#### TASK REQUIREMENTS:
Skip any picture you find and retype all the remaining lines exactly.

Start DATA PROVIDED

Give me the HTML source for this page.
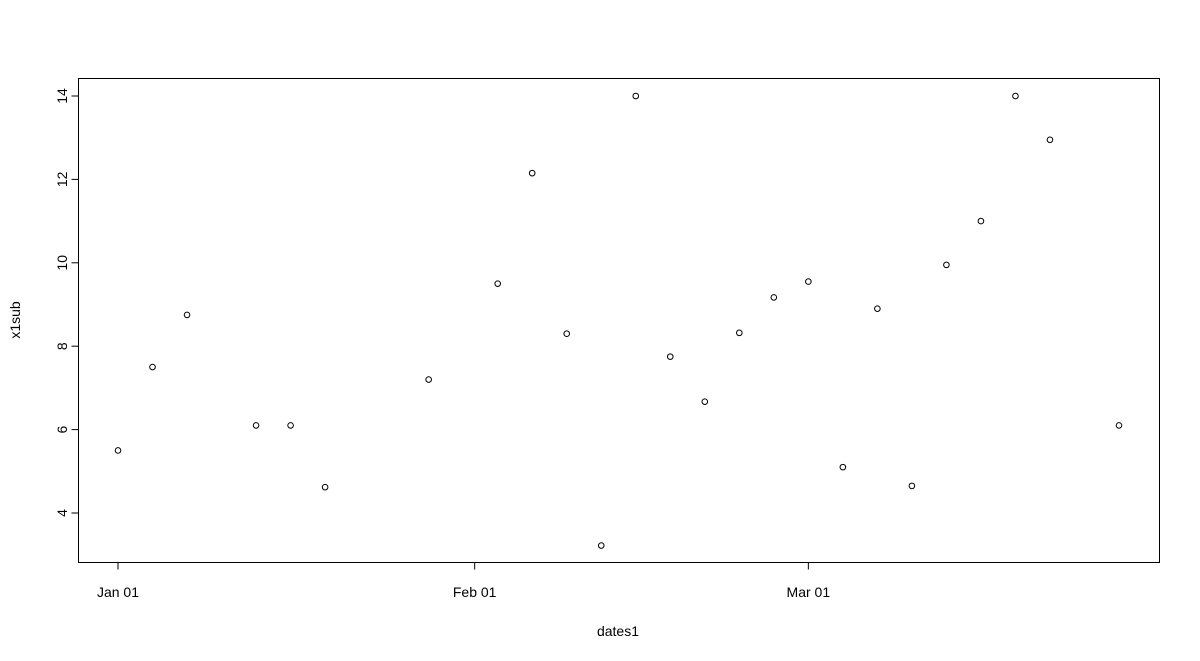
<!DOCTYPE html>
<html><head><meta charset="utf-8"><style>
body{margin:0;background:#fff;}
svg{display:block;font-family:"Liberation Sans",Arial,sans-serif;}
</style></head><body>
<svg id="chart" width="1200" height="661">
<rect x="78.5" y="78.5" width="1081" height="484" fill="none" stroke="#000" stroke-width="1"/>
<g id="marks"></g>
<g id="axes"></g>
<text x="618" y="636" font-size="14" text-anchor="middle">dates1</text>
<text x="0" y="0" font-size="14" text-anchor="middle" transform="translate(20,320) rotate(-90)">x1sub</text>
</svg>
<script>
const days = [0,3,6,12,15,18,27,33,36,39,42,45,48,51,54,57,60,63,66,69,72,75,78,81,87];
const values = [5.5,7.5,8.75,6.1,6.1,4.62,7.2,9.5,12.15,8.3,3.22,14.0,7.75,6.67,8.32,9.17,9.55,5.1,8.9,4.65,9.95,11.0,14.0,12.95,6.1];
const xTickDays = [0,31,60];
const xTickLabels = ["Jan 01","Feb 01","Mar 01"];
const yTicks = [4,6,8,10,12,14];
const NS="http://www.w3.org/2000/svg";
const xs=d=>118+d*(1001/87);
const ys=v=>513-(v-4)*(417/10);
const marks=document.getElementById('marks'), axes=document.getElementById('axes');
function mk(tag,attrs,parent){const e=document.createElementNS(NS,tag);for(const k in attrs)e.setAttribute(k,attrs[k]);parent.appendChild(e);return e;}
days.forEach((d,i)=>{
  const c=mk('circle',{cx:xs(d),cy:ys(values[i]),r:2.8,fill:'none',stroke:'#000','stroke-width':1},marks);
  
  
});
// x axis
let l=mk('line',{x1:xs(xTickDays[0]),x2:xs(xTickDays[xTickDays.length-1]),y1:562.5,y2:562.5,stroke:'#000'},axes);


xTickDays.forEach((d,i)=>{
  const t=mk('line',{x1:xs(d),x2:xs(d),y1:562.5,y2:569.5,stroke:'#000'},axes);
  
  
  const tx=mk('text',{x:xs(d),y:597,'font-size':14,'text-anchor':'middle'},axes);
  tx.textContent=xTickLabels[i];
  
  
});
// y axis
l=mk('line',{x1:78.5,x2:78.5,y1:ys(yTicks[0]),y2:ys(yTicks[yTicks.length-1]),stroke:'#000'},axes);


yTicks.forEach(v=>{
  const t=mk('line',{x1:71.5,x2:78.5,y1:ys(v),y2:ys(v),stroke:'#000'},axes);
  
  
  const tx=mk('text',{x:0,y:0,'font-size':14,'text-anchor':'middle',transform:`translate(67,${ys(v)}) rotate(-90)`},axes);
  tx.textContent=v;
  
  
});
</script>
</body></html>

End DATA PROVIDED

#### EXERCISE OUTPUT:
Give me the HTML source for this page.
<!DOCTYPE html>
<html><head><meta charset="utf-8"><style>
body{margin:0;background:#fff;}
svg{display:block;font-family:"Liberation Sans",Arial,sans-serif;}
</style></head><body>
<svg id="chart" width="1200" height="661">
<rect x="78.5" y="78.5" width="1081" height="484" fill="none" stroke="#000" stroke-width="1"/>
<g id="marks"></g>
<g id="axes"></g>
<text x="618" y="636" font-size="14" text-anchor="middle">dates1</text>
<text x="0" y="0" font-size="14" text-anchor="middle" transform="translate(20,320) rotate(-90)">x1sub</text>
</svg>
<script>
const days = [0,3,6,12,15,18,27,33,36,39,42,45,48,51,54,57,60,63,66,69,72,75,78,81,87];
const values = [5.5,7.5,8.75,6.1,6.1,4.62,7.2,9.5,12.15,8.3,3.22,14.0,7.75,6.67,8.32,9.17,9.55,5.1,8.9,4.65,9.95,11.0,14.0,12.95,6.1];
const xTickDays = [0,31,60];
const xTickLabels = ["Jan 01","Feb 01","Mar 01"];
const yTicks = [4,6,8,10,12,14];
const NS="http://www.w3.org/2000/svg";
const xs=d=>118+d*(1001/87);
const ys=v=>513-(v-4)*(417/10);
const marks=document.getElementById('marks'), axes=document.getElementById('axes');
function mk(tag,attrs,parent){const e=document.createElementNS(NS,tag);for(const k in attrs)e.setAttribute(k,attrs[k]);parent.appendChild(e);return e;}
days.forEach((d,i)=>{
  const c=mk('circle',{cx:xs(d),cy:ys(values[i]),r:2.8,fill:'none',stroke:'#000','stroke-width':1},marks);
  
  
});
// x axis
let l=mk('line',{x1:xs(xTickDays[0]),x2:xs(xTickDays[xTickDays.length-1]),y1:562.5,y2:562.5,stroke:'#000'},axes);


xTickDays.forEach((d,i)=>{
  const t=mk('line',{x1:xs(d),x2:xs(d),y1:562.5,y2:569.5,stroke:'#000'},axes);
  
  
  const tx=mk('text',{x:xs(d),y:597,'font-size':14,'text-anchor':'middle'},axes);
  tx.textContent=xTickLabels[i];
  
  
});
// y axis
l=mk('line',{x1:78.5,x2:78.5,y1:ys(yTicks[0]),y2:ys(yTicks[yTicks.length-1]),stroke:'#000'},axes);


yTicks.forEach(v=>{
  const t=mk('line',{x1:71.5,x2:78.5,y1:ys(v),y2:ys(v),stroke:'#000'},axes);
  
  
  const tx=mk('text',{x:0,y:0,'font-size':14,'text-anchor':'middle',transform:`translate(67,${ys(v)}) rotate(-90)`},axes);
  tx.textContent=v;
  
  
});
</script>
</body></html>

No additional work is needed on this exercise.